Every biomass-to-fuel process on the planet treats moisture like a villain. Dry it out first, then cook it — that’s the rule. A team at the Korea Institute of Geoscience and Mineral Resources (KIGAM) just broke that rule. Their Flame Plasma Pyrolysis (FPP) system takes soggy spent coffee grounds — roughly 55% water — and converts them into high-grade biochar in about 90 seconds. No pre-drying. No oil removal. Conventional hydrothermal carbonization takes one to six hours. Torrefaction needs at least 30 minutes, and only after you’ve already wrung the water out. FPP skips the line entirely.
The Popcorn Effect: Why Wet Grounds Are Actually the Point
Moisture becomes a demolition tool inside KIGAM’s plasma reactor — not a problem to solve before processing begins.
Here’s where it gets genuinely clever. LPG-fueled plasma flames hit the grounds at 800–900°C under atmospheric pressure. Water trapped inside each particle flash-vaporizes, building steam pressure until microscopic explosions shatter the structure from within. Think microwave popcorn, but at temperatures that would melt aluminum. Those micro-explosions increase porosity and accelerate carbonization simultaneously. The moisture isn’t removed. It’s weaponized.
The numbers back up the drama. Biochar heating value hits 29.0 MJ/kg — roughly 33% higher than raw grounds (~21.8 MJ/kg) and comparable to anthracite coal. Fixed carbon content triples, from 15.6% to 46.2%. Surface area rockets from approximately 1.5 m²/g to 115.4 m²/g, making the material viable for activated carbon and filtration applications. Sulfur compounds are eliminated entirely — preventing SO₂ emissions if burned — while mass drops by 83.3% at the 90-second mark.
- Biochar heating value: 29.0 MJ/kg, comparable to anthracite coal
- Fixed carbon content: triples from 15.6% to 46.2%
- Surface area: ~1.5 m²/g to 115.4 m²/g, viable for filtration and activated carbon use
“A new paradigm in which waste is no longer viewed as a disposal problem but as a valuable energy resource,” according to lead researcher Dr. Taejun Park, as reported by TechXplore.
If you run a coffee chain, you currently pay to haul away wet grounds. Existing recovery operations — bio-bean in the UK, ANDRITZ dewatering systems — still require logistics-heavy collection and thermal drying infrastructure. FPP reportedly collapses dewatering and carbonization into one stage, making onsite conversion plausible for the first time at meaningful scale. Independent analysts have noted, however, that plasma-based systems typically face significant scale-up costs — a hurdle KIGAM has not yet publicly addressed.
Fast in the Lab.
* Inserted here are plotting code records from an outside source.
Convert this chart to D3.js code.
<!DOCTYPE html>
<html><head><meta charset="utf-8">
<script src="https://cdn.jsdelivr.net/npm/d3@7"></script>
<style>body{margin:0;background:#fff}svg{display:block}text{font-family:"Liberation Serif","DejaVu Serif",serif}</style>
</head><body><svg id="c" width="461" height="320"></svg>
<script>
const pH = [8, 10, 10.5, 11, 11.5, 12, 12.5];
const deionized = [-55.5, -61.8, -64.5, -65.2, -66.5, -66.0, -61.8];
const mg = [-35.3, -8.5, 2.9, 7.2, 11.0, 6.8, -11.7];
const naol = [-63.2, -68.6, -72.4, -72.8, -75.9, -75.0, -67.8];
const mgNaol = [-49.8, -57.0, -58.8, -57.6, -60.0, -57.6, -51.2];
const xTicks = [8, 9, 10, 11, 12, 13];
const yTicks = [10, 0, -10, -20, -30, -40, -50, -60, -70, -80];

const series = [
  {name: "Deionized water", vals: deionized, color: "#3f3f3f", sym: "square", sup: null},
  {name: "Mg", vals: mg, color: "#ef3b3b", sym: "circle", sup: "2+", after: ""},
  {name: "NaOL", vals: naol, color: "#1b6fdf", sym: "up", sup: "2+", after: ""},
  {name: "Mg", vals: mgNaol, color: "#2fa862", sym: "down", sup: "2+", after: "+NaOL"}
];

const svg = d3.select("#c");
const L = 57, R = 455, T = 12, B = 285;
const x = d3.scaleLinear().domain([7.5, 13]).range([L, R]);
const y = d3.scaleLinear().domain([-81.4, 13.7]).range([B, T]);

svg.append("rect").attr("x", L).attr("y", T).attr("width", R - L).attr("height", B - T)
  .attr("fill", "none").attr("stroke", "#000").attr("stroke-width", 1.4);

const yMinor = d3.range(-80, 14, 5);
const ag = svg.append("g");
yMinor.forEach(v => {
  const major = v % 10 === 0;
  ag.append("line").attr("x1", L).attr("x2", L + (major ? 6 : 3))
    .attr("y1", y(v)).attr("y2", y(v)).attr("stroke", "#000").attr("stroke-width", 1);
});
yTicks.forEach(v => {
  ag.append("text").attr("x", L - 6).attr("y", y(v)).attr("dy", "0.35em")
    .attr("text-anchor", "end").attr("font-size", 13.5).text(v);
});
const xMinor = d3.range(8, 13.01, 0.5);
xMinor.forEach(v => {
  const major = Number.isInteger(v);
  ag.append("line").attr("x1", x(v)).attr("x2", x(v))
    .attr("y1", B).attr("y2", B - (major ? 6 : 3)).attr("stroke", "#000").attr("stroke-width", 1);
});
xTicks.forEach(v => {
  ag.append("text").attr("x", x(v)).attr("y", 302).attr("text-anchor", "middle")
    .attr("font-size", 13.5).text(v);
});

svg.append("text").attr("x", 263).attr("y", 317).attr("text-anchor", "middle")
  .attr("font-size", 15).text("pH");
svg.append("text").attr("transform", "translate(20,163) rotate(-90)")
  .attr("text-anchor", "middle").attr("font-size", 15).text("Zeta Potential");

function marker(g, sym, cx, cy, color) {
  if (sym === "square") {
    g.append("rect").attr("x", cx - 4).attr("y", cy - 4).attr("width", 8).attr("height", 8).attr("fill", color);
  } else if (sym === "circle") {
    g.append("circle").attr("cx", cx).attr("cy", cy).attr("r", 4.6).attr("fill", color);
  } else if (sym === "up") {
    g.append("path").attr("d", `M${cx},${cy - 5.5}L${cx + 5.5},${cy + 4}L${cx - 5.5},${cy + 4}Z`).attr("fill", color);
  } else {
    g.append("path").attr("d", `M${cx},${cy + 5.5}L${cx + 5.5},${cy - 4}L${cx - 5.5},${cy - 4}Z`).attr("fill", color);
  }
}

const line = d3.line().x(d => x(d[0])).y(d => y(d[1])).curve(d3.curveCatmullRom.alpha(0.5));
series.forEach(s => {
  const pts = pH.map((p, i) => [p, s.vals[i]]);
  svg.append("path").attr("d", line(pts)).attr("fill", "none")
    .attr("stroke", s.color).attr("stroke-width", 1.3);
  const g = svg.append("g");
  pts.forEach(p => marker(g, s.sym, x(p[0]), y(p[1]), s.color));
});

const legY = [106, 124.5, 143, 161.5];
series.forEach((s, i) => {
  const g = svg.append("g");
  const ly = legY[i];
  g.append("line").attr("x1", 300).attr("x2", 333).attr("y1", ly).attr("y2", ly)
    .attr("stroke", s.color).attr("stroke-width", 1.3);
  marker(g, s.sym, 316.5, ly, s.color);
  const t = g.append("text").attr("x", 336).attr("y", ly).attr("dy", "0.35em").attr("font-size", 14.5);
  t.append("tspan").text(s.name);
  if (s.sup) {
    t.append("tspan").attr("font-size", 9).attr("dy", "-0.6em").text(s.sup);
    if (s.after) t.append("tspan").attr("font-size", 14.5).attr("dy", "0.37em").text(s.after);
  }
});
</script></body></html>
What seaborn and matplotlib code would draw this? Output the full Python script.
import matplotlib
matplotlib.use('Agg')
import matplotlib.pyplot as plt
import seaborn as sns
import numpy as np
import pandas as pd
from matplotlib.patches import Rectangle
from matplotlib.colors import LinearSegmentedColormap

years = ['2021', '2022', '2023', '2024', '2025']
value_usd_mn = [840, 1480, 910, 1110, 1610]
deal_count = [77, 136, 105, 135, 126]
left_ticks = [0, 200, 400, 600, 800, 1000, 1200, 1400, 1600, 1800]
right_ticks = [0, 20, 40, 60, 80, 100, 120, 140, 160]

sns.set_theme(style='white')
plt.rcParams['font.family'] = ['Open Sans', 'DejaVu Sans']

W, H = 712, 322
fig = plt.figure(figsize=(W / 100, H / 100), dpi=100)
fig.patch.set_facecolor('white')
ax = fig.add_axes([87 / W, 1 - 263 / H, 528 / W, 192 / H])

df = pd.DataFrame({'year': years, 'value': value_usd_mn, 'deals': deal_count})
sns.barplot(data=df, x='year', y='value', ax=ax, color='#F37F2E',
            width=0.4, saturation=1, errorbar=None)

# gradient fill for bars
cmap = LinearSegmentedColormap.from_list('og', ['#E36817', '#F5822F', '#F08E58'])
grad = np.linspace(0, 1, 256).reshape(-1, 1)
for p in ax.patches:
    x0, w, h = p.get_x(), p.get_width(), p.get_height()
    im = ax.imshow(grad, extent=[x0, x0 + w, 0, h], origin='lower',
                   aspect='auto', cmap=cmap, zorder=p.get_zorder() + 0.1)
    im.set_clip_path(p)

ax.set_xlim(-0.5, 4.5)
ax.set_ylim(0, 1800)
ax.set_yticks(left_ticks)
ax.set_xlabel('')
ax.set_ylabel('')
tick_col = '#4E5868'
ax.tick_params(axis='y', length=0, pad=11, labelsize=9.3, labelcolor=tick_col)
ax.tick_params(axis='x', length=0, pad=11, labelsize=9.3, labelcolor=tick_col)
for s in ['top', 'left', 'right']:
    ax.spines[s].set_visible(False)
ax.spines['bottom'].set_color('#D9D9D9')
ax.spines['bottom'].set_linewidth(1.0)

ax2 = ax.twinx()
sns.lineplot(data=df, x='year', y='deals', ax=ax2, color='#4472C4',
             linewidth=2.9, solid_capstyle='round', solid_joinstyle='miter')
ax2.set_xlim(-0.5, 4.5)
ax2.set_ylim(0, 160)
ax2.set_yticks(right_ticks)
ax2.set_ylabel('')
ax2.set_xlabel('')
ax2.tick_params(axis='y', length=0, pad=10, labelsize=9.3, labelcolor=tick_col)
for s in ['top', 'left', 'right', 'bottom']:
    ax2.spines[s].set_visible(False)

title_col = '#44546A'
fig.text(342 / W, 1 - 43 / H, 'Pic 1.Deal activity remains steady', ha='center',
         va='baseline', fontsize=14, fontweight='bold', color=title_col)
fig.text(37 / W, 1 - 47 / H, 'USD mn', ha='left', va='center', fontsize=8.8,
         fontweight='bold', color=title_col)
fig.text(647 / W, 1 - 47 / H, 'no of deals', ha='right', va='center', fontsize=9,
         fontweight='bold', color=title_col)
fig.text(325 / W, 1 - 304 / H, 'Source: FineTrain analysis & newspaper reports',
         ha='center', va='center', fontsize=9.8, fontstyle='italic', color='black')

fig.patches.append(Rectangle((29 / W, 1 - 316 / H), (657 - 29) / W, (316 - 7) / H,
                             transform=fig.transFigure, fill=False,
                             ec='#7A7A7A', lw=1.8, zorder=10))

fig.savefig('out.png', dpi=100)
The Real Question Is What Happens at Scale.
Impressive benchmarks deserve honest scrutiny before anyone installs a plasma reactor next to the espresso machine.
Researchers estimate energy consumption at roughly 154 MJ per kilogram of biochar produced, using LPG combustion plasma rather than electricity-heavy conventional reactors. Net energy balance across real-world duty cycles hasn’t been independently validated. Lifecycle emissions versus composting or anaerobic digestion remain unclear. No commercial partner has been named. This is a research publication, not a product launch.
Still, KIGAM suggests FPP extends beyond coffee to food waste, sewage sludge, and agricultural residues — any high-moisture organic liability currently treated as a disposal problem. If the energy math survives industrial reality, the most interesting machine in your local café might eventually be the one nobody drinks from.